I'm glad that this is book one of a trilogy however, because I think that there is a lot of potential in some of the ideas Aveyard puts to us, and in some of the relationships that are formed between the main characters. Aveyard's writing style is good - descriptive and full of action. A book for teens that I could safely recommend.

Thank you to Orion Books for the reading copy in exchange for R&R

Monday 3 August 2015

Burnt Tongues - Chuck Palahniuk

I rated this book 8/10
First published in July 2014

Burnt Tongues is a collection of transgressive stories selected by a rigorous nomination and vetting process and hand-selected by Chuck Palahniuk, author of Fight Club, as the best of The Cult workshop, his official fan website.

These stories run the gamut from horrific and fantastic to humorous and touching, but each leaves a lasting impression.

Some may say even a scar.


Quick, sick and addictive tales...

A collection of twisted short stories, collated and edited by Chuck Palahniuk. As expected, anything that Palahniuk puts his name to is going to be dark, disturbing and should be approached with caution!

This book is nowhere near as disgusting as 'Haunted' by the man himself, but the stories all have the ability to make you recoil in horror.
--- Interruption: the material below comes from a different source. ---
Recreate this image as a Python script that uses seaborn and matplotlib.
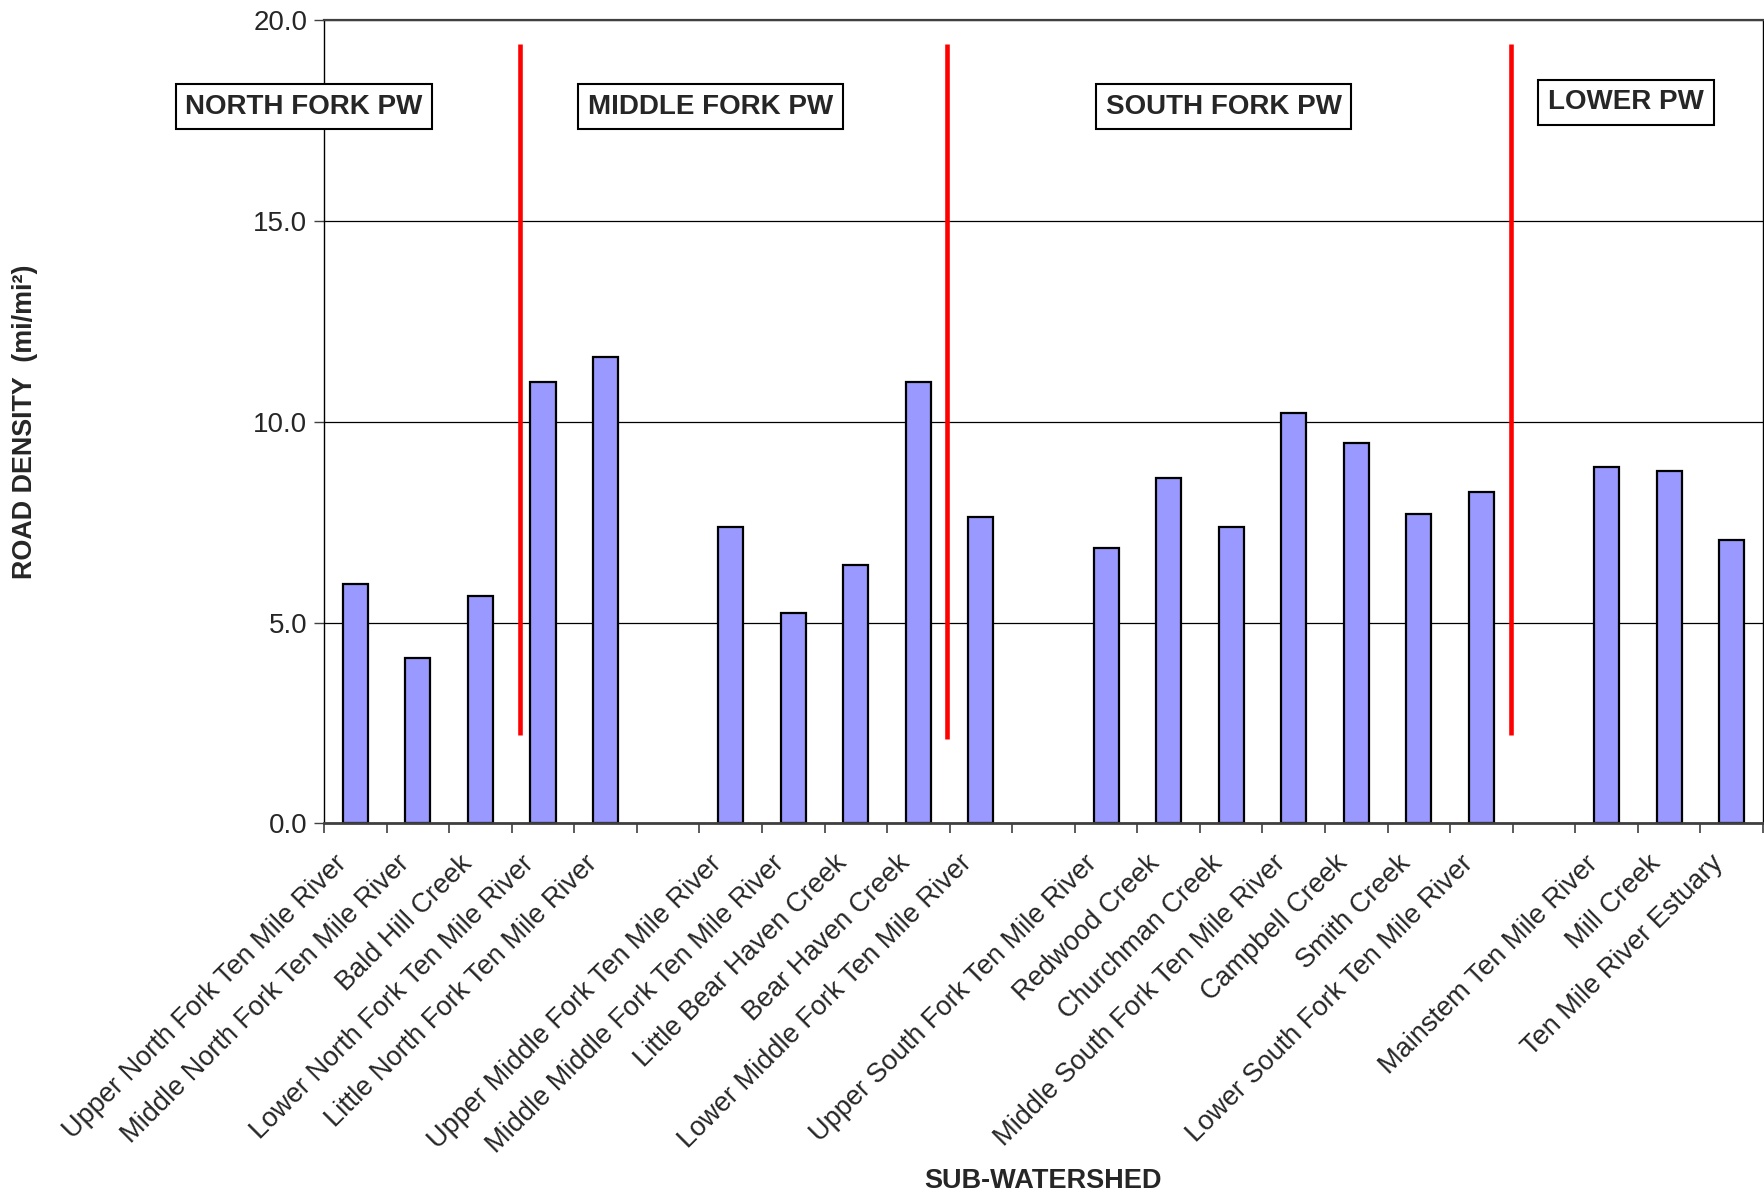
import numpy as np
import pandas as pd
import matplotlib
matplotlib.use('Agg')
import matplotlib.pyplot as plt
import seaborn as sns

# sub-watersheds in chart order, "" marks the empty gap slots between forks
watersheds = [
    "Upper North Fork Ten Mile River",
    "Middle North Fork Ten Mile River",
    "Bald Hill Creek",
    "Lower North Fork Ten Mile River",
    "Little North Fork Ten Mile River",
    "",
    "Upper Middle Fork Ten Mile River",
    "Middle Middle Fork Ten Mile River",
    "Little Bear Haven Creek",
    "Bear Haven Creek",
    "Lower Middle Fork Ten Mile River",
    "",
    "Upper South Fork Ten Mile River",
    "Redwood Creek",
    "Churchman Creek",
    "Middle South Fork Ten Mile River",
    "Campbell Creek",
    "Smith Creek",
    "Lower South Fork Ten Mile River",
    "",
    "Mainstem Ten Mile River",
    "Mill Creek",
    "Ten Mile River Estuary",
]
road_density = [
    5.97, 4.12, 5.66, 10.98, 11.6, None,
    7.39, 5.24, 6.44, 10.98, 7.62, None,
    6.86, 8.6, 7.39, 10.22, 9.47, 7.70, 8.26, None,
    8.88, 8.77, 7.06,
]

# planning watershed labels and the red dividers between them
groups = ["NORTH FORK PW", "MIDDLE FORK PW", "SOUTH FORK PW", "LOWER PW"]
group_x = [-0.82, 5.68, 13.88, 20.31]
group_y = [17.84, 17.84, 17.84, 17.95]
divider_x = [2.63, 9.46, 18.47]
divider_bottom = [2.2, 2.1, 2.2]
divider_top = [19.4, 19.4, 19.4]

# unique keys so the empty slots stay in the categorical order
keys = [w if w else f"_gap{i}" for i, w in enumerate(watersheds)]
df = pd.DataFrame({'key': keys, 'density': road_density}).dropna()

sns.set_style('white')
plt.rcParams['font.family'] = ['Liberation Sans', 'DejaVu Sans']

fig = plt.figure(figsize=(17.64, 11.96), dpi=100)
ax = fig.add_axes([0.1837, 0.3115, 0.9994 - 0.1837, 0.9833 - 0.3115])

sns.barplot(data=df, x='key', y='density', order=keys, color='#9999FF',
            saturation=1, width=0.4, edgecolor='black', linewidth=1.6,
            errorbar=None, ax=ax, zorder=2)

ax.set_xlim(-0.5, len(keys) - 0.5)
ax.set_ylim(0, 20)
ax.set_yticks([0, 5, 10, 15, 20])
ax.yaxis.set_major_formatter(matplotlib.ticker.FormatStrFormatter('%.1f'))
ax.yaxis.grid(True, color='black', lw=0.9)
ax.set_axisbelow(True)

# slanted labels end a bit left of each slot centre, like the original
ax.set_xticks(np.arange(len(keys)) - 0.2)
ax.set_xticklabels(watersheds, rotation=45, ha='right', rotation_mode='anchor',
                   va='center', fontsize=19.5)
ax.set_xticks(np.arange(-0.5, len(keys), 1), minor=True)
ax.tick_params(axis='x', which='major', length=0, pad=26)
ax.tick_params(axis='x', which='minor', length=7, width=1.2, color='#404040',
               direction='out', bottom=True)
ax.tick_params(axis='y', length=7, width=1, color='#404040', direction='out',
               left=True, labelsize=20, pad=5)

for side, c, w in [('left', 'black', 1.0), ('right', 'black', 1.0),
                   ('top', '#404040', 1.6), ('bottom', '#404040', 2.0)]:
    ax.spines[side].set_color(c)
    ax.spines[side].set_linewidth(w)

ax.vlines(divider_x, divider_bottom, divider_top, color='#FF0000', lw=3.3,
          zorder=4)

for name, x, y in zip(groups, group_x, group_y):
    ax.text(x, y, name, ha='center', va='center', fontsize=20,
            fontweight='bold', zorder=5, clip_on=False,
            bbox=dict(boxstyle='square,pad=0.35', fc='white', ec='black',
                      lw=1.5))

ax.set_ylabel('ROAD DENSITY  (mi/mi²)', fontsize=19.4, fontweight='bold',
              va='center')
ax.yaxis.set_label_coords(-0.2076, 0.5)
ax.set_xlabel('SUB-WATERSHED', fontsize=19.5, fontweight='bold', va='center')
ax.xaxis.set_label_coords(0.5, -0.445)

fig.savefig('out.png', dpi=100)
At one point (somewhere near the middle) I had to put the book down for a few hours and collect myself (I think it involved a chicken satay stick...). There were one or two more tame additions that allowed time to breathe - and one story near the end I skipped altogether because it just wasn't interesting. The last tale is as good as the first, and will definitely leave a lasting impression!

Chuck Palahniuk's introduction was very interesting, in particular the quote "Young people want mirrors. Older people want art." The more I think about his comments on reading and re-reading, and growing to love the impression of a book that you didn't enjoy when you actually read it; the more I believe his comments to be true.

If you like the bizarre fiction that Palahniuk throws at us, then you're going to like the short works that he's pulled together for us here too.